> _Data shown_
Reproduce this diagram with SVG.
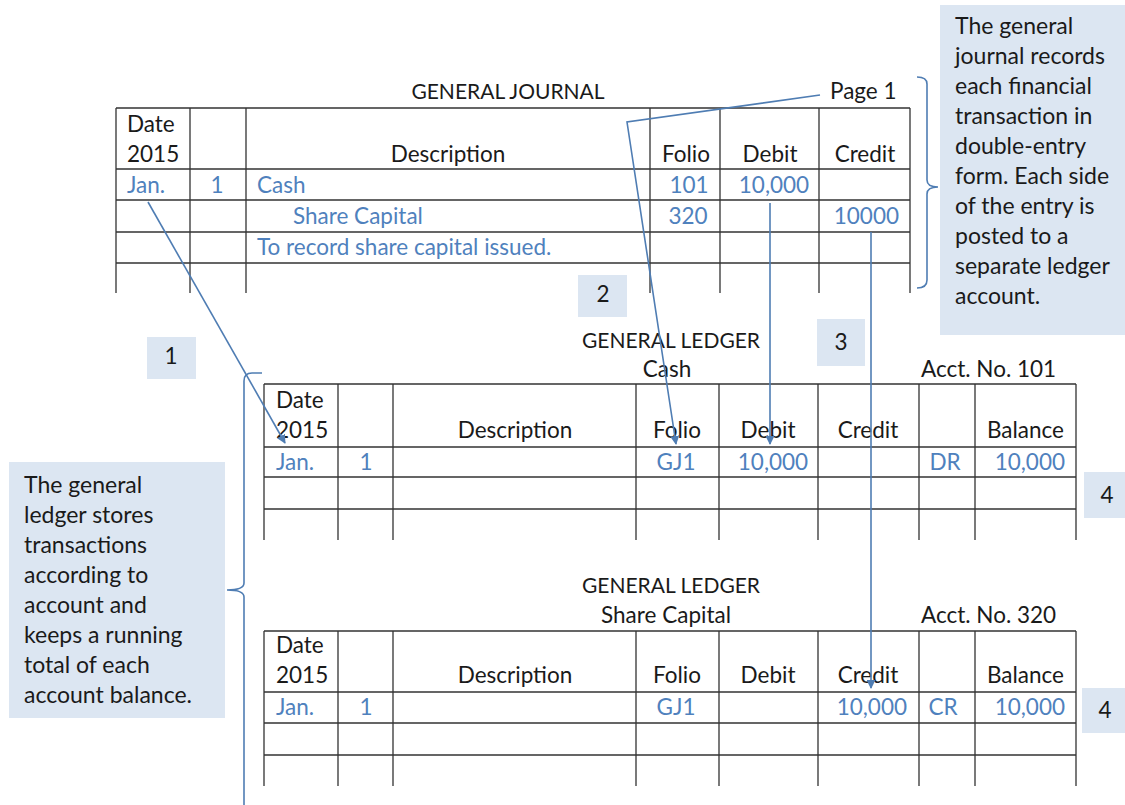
<svg xmlns="http://www.w3.org/2000/svg" width="1125" height="805" viewBox="0 0 1125 805">
  <style>
    text { font-family: Lato, "Open Sans", sans-serif; font-size: 22.5px; fill: #1a1a1a; }
    .title { font-size: 21px; }
    .note-text { font-size: 23px; }
    .blue { fill: #4f81bd; }
    .mid { text-anchor: middle; }
    .end { text-anchor: end; }
    .grid { stroke: #333; stroke-width: 1.3; fill: none; }
    .note { fill: #dce6f2; }
    .link { stroke: #4f7db3; stroke-width: 1.6; fill: none; }
  </style>
  <defs>
    <marker id="arrow" viewBox="0 0 10 10" refX="9" refY="5" markerWidth="9" markerHeight="9" orient="auto" markerUnits="userSpaceOnUse">
      <path d="M0 0 L10 5 L0 10 Z" fill="#4f7db3"/>
    </marker>
  </defs>

  <rect width="1125" height="805" fill="#fff"/>

  <!-- General journal -->
  <g id="general-journal">
    <text class="title mid" x="508" y="99">GENERAL JOURNAL</text>
    <text x="830" y="99">Page 1</text>
    <path class="grid" d="M116 108H910M116 169H910M116 200H910M116 232H910M116 263H910
      M116 108V293M190 108V293M246 108V293M650 108V293M720 108V293M819 108V293M910 108V293"/>
    <text x="127" y="132">Date</text>
    <text x="127" y="162">2015</text>
    <text class="mid" x="448" y="162">Description</text>
    <text class="mid" x="686" y="162">Folio</text>
    <text class="mid" x="770" y="162">Debit</text>
    <text class="mid" x="865" y="162">Credit</text>
    <text class="blue" x="127" y="193">Jan.</text>
    <text class="blue mid" x="217" y="193">1</text>
    <text class="blue" x="257" y="193">Cash</text>
    <text class="blue mid" x="689" y="193">101</text>
    <text class="blue mid" x="774" y="193">10,000</text>
    <text class="blue" x="293" y="224">Share Capital</text>
    <text class="blue mid" x="688" y="224">320</text>
    <text class="blue end" x="899" y="224">10000</text>
    <text class="blue" x="257" y="255">To record share capital issued.</text>
    <!-- brace pointing to the note -->
    <path class="link" d="M917 77Q927 77 927 84V180Q927 187 938 187Q927 187 927 194V280Q927 288 917 288"/>
  </g>

  <!-- Note on the journal -->
  <g id="note-journal">
    <rect class="note" x="940" y="5" width="185" height="330"/>
    <text class="note-text" x="955" y="34">The general</text>
    <text class="note-text" x="955" y="64">journal records</text>
    <text class="note-text" x="955" y="94">each financial</text>
    <text class="note-text" x="955" y="124">transaction in</text>
    <text class="note-text" x="955" y="154">double-entry</text>
    <text class="note-text" x="955" y="184">form. Each side</text>
    <text class="note-text" x="955" y="214">of the entry is</text>
    <text class="note-text" x="955" y="244">posted to a</text>
    <text class="note-text" x="955" y="274">separate ledger</text>
    <text class="note-text" x="955" y="304">account.</text>
  </g>

  <!-- Step labels -->
  <g id="step-1">
    <rect class="note" x="147" y="337" width="49" height="42"/>
    <text class="mid" x="171" y="364">1</text>
  </g>
  <g id="step-2">
    <rect class="note" x="578" y="275" width="49" height="42"/>
    <text class="mid" x="603" y="302">2</text>
  </g>
  <g id="step-3">
    <rect class="note" x="817" y="319" width="48" height="47"/>
    <text class="mid" x="841" y="350">3</text>
  </g>
  <g id="step-4a">
    <rect class="note" x="1084" y="472" width="41" height="46"/>
    <text class="mid" x="1107" y="503">4</text>
  </g>
  <g id="step-4b">
    <rect class="note" x="1082" y="688" width="43" height="45"/>
    <text class="mid" x="1105" y="718">4</text>
  </g>

  <!-- Note on the ledger -->
  <g id="note-ledger">
    <rect class="note" x="9" y="462" width="216" height="256"/>
    <text class="note-text" x="24" y="493">The general</text>
    <text class="note-text" x="24" y="523">ledger stores</text>
    <text class="note-text" x="24" y="553">transactions</text>
    <text class="note-text" x="24" y="583">according to</text>
    <text class="note-text" x="24" y="613">account and</text>
    <text class="note-text" x="24" y="643">keeps a running</text>
    <text class="note-text" x="24" y="673">total of each</text>
    <text class="note-text" x="24" y="703">account balance.</text>
    <path class="link" d="M262 373H252Q244 373 244 381V583Q244 590 227 590Q244 590 244 597V805"/>
  </g>

  <!-- General ledger: Cash -->
  <g id="ledger-cash">
    <text class="title mid" x="671" y="348">GENERAL LEDGER</text>
    <text class="mid" x="667" y="377">Cash</text>
    <text x="921" y="377">Acct. No. 101</text>
    <path class="grid" d="M264 384H1076M264 447H1076M264 477H1076M264 509H1076
      M264 384V540M338 384V540M393 384V540M636 384V540M719 384V540M818 384V540M919 384V540M975 384V540M1076 384V540"/>
    <text x="276" y="408">Date</text>
    <text x="276" y="438">2015</text>
    <text class="mid" x="515" y="438">Description</text>
    <text class="mid" x="677" y="438">Folio</text>
    <text class="mid" x="768" y="438">Debit</text>
    <text class="mid" x="868" y="438">Credit</text>
    <text class="end" x="1064" y="438">Balance</text>
    <text class="blue" x="276" y="470">Jan.</text>
    <text class="blue mid" x="366" y="470">1</text>
    <text class="blue mid" x="676" y="470">GJ1</text>
    <text class="blue mid" x="773" y="470">10,000</text>
    <text class="blue mid" x="945" y="470">DR</text>
    <text class="blue end" x="1065" y="470">10,000</text>
  </g>

  <!-- General ledger: Share Capital -->
  <g id="ledger-share-capital">
    <text class="title mid" x="671" y="593">GENERAL LEDGER</text>
    <text class="mid" x="666" y="623">Share Capital</text>
    <text x="921" y="623">Acct. No. 320</text>
    <path class="grid" d="M264 631H1076M264 692H1076M264 723H1076M264 755H1076
      M264 631V786M338 631V786M393 631V786M636 631V786M719 631V786M818 631V786M919 631V786M975 631V786M1076 631V786"/>
    <text x="276" y="653">Date</text>
    <text x="276" y="683">2015</text>
    <text class="mid" x="515" y="683">Description</text>
    <text class="mid" x="677" y="683">Folio</text>
    <text class="mid" x="768" y="683">Debit</text>
    <text class="mid" x="868" y="683">Credit</text>
    <text class="end" x="1064" y="683">Balance</text>
    <text class="blue" x="276" y="715">Jan.</text>
    <text class="blue mid" x="366" y="715">1</text>
    <text class="blue mid" x="676" y="715">GJ1</text>
    <text class="blue end" x="907" y="715">10,000</text>
    <text class="blue mid" x="943" y="715">CR</text>
    <text class="blue end" x="1065" y="715">10,000</text>
  </g>

  <!-- Posting connectors -->
  <g id="connectors">
    <path class="link" marker-end="url(#arrow)" d="M148 202L285 443"/>
    <path class="link" marker-end="url(#arrow)" d="M820 95L627 122L676 444"/>
    <path class="link" marker-end="url(#arrow)" d="M770 203V444"/>
    <path class="link" marker-end="url(#arrow)" d="M871 232V688"/>
  </g>
</svg>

> _Requirement_
All of the material above needs to be restated exactly, with no pictures.

> _Exercise solution_
Reproduce this diagram with SVG.
<svg xmlns="http://www.w3.org/2000/svg" width="1125" height="805" viewBox="0 0 1125 805">
  <style>
    text { font-family: Lato, "Open Sans", sans-serif; font-size: 22.5px; fill: #1a1a1a; }
    .title { font-size: 21px; }
    .note-text { font-size: 23px; }
    .blue { fill: #4f81bd; }
    .mid { text-anchor: middle; }
    .end { text-anchor: end; }
    .grid { stroke: #333; stroke-width: 1.3; fill: none; }
    .note { fill: #dce6f2; }
    .link { stroke: #4f7db3; stroke-width: 1.6; fill: none; }
  </style>
  <defs>
    <marker id="arrow" viewBox="0 0 10 10" refX="9" refY="5" markerWidth="9" markerHeight="9" orient="auto" markerUnits="userSpaceOnUse">
      <path d="M0 0 L10 5 L0 10 Z" fill="#4f7db3"/>
    </marker>
  </defs>

  <rect width="1125" height="805" fill="#fff"/>

  <!-- General journal -->
  <g id="general-journal">
    <text class="title mid" x="508" y="99">GENERAL JOURNAL</text>
    <text x="830" y="99">Page 1</text>
    <path class="grid" d="M116 108H910M116 169H910M116 200H910M116 232H910M116 263H910
      M116 108V293M190 108V293M246 108V293M650 108V293M720 108V293M819 108V293M910 108V293"/>
    <text x="127" y="132">Date</text>
    <text x="127" y="162">2015</text>
    <text class="mid" x="448" y="162">Description</text>
    <text class="mid" x="686" y="162">Folio</text>
    <text class="mid" x="770" y="162">Debit</text>
    <text class="mid" x="865" y="162">Credit</text>
    <text class="blue" x="127" y="193">Jan.</text>
    <text class="blue mid" x="217" y="193">1</text>
    <text class="blue" x="257" y="193">Cash</text>
    <text class="blue mid" x="689" y="193">101</text>
    <text class="blue mid" x="774" y="193">10,000</text>
    <text class="blue" x="293" y="224">Share Capital</text>
    <text class="blue mid" x="688" y="224">320</text>
    <text class="blue end" x="899" y="224">10000</text>
    <text class="blue" x="257" y="255">To record share capital issued.</text>
    <!-- brace pointing to the note -->
    <path class="link" d="M917 77Q927 77 927 84V180Q927 187 938 187Q927 187 927 194V280Q927 288 917 288"/>
  </g>

  <!-- Note on the journal -->
  <g id="note-journal">
    <rect class="note" x="940" y="5" width="185" height="330"/>
    <text class="note-text" x="955" y="34">The general</text>
    <text class="note-text" x="955" y="64">journal records</text>
    <text class="note-text" x="955" y="94">each financial</text>
    <text class="note-text" x="955" y="124">transaction in</text>
    <text class="note-text" x="955" y="154">double-entry</text>
    <text class="note-text" x="955" y="184">form. Each side</text>
    <text class="note-text" x="955" y="214">of the entry is</text>
    <text class="note-text" x="955" y="244">posted to a</text>
    <text class="note-text" x="955" y="274">separate ledger</text>
    <text class="note-text" x="955" y="304">account.</text>
  </g>

  <!-- Step labels -->
  <g id="step-1">
    <rect class="note" x="147" y="337" width="49" height="42"/>
    <text class="mid" x="171" y="364">1</text>
  </g>
  <g id="step-2">
    <rect class="note" x="578" y="275" width="49" height="42"/>
    <text class="mid" x="603" y="302">2</text>
  </g>
  <g id="step-3">
    <rect class="note" x="817" y="319" width="48" height="47"/>
    <text class="mid" x="841" y="350">3</text>
  </g>
  <g id="step-4a">
    <rect class="note" x="1084" y="472" width="41" height="46"/>
    <text class="mid" x="1107" y="503">4</text>
  </g>
  <g id="step-4b">
    <rect class="note" x="1082" y="688" width="43" height="45"/>
    <text class="mid" x="1105" y="718">4</text>
  </g>

  <!-- Note on the ledger -->
  <g id="note-ledger">
    <rect class="note" x="9" y="462" width="216" height="256"/>
    <text class="note-text" x="24" y="493">The general</text>
    <text class="note-text" x="24" y="523">ledger stores</text>
    <text class="note-text" x="24" y="553">transactions</text>
    <text class="note-text" x="24" y="583">according to</text>
    <text class="note-text" x="24" y="613">account and</text>
    <text class="note-text" x="24" y="643">keeps a running</text>
    <text class="note-text" x="24" y="673">total of each</text>
    <text class="note-text" x="24" y="703">account balance.</text>
    <path class="link" d="M262 373H252Q244 373 244 381V583Q244 590 227 590Q244 590 244 597V805"/>
  </g>

  <!-- General ledger: Cash -->
  <g id="ledger-cash">
    <text class="title mid" x="671" y="348">GENERAL LEDGER</text>
    <text class="mid" x="667" y="377">Cash</text>
    <text x="921" y="377">Acct. No. 101</text>
    <path class="grid" d="M264 384H1076M264 447H1076M264 477H1076M264 509H1076
      M264 384V540M338 384V540M393 384V540M636 384V540M719 384V540M818 384V540M919 384V540M975 384V540M1076 384V540"/>
    <text x="276" y="408">Date</text>
    <text x="276" y="438">2015</text>
    <text class="mid" x="515" y="438">Description</text>
    <text class="mid" x="677" y="438">Folio</text>
    <text class="mid" x="768" y="438">Debit</text>
    <text class="mid" x="868" y="438">Credit</text>
    <text class="end" x="1064" y="438">Balance</text>
    <text class="blue" x="276" y="470">Jan.</text>
    <text class="blue mid" x="366" y="470">1</text>
    <text class="blue mid" x="676" y="470">GJ1</text>
    <text class="blue mid" x="773" y="470">10,000</text>
    <text class="blue mid" x="945" y="470">DR</text>
    <text class="blue end" x="1065" y="470">10,000</text>
  </g>

  <!-- General ledger: Share Capital -->
  <g id="ledger-share-capital">
    <text class="title mid" x="671" y="593">GENERAL LEDGER</text>
    <text class="mid" x="666" y="623">Share Capital</text>
    <text x="921" y="623">Acct. No. 320</text>
    <path class="grid" d="M264 631H1076M264 692H1076M264 723H1076M264 755H1076
      M264 631V786M338 631V786M393 631V786M636 631V786M719 631V786M818 631V786M919 631V786M975 631V786M1076 631V786"/>
    <text x="276" y="653">Date</text>
    <text x="276" y="683">2015</text>
    <text class="mid" x="515" y="683">Description</text>
    <text class="mid" x="677" y="683">Folio</text>
    <text class="mid" x="768" y="683">Debit</text>
    <text class="mid" x="868" y="683">Credit</text>
    <text class="end" x="1064" y="683">Balance</text>
    <text class="blue" x="276" y="715">Jan.</text>
    <text class="blue mid" x="366" y="715">1</text>
    <text class="blue mid" x="676" y="715">GJ1</text>
    <text class="blue end" x="907" y="715">10,000</text>
    <text class="blue mid" x="943" y="715">CR</text>
    <text class="blue end" x="1065" y="715">10,000</text>
  </g>

  <!-- Posting connectors -->
  <g id="connectors">
    <path class="link" marker-end="url(#arrow)" d="M148 202L285 443"/>
    <path class="link" marker-end="url(#arrow)" d="M820 95L627 122L676 444"/>
    <path class="link" marker-end="url(#arrow)" d="M770 203V444"/>
    <path class="link" marker-end="url(#arrow)" d="M871 232V688"/>
  </g>
</svg>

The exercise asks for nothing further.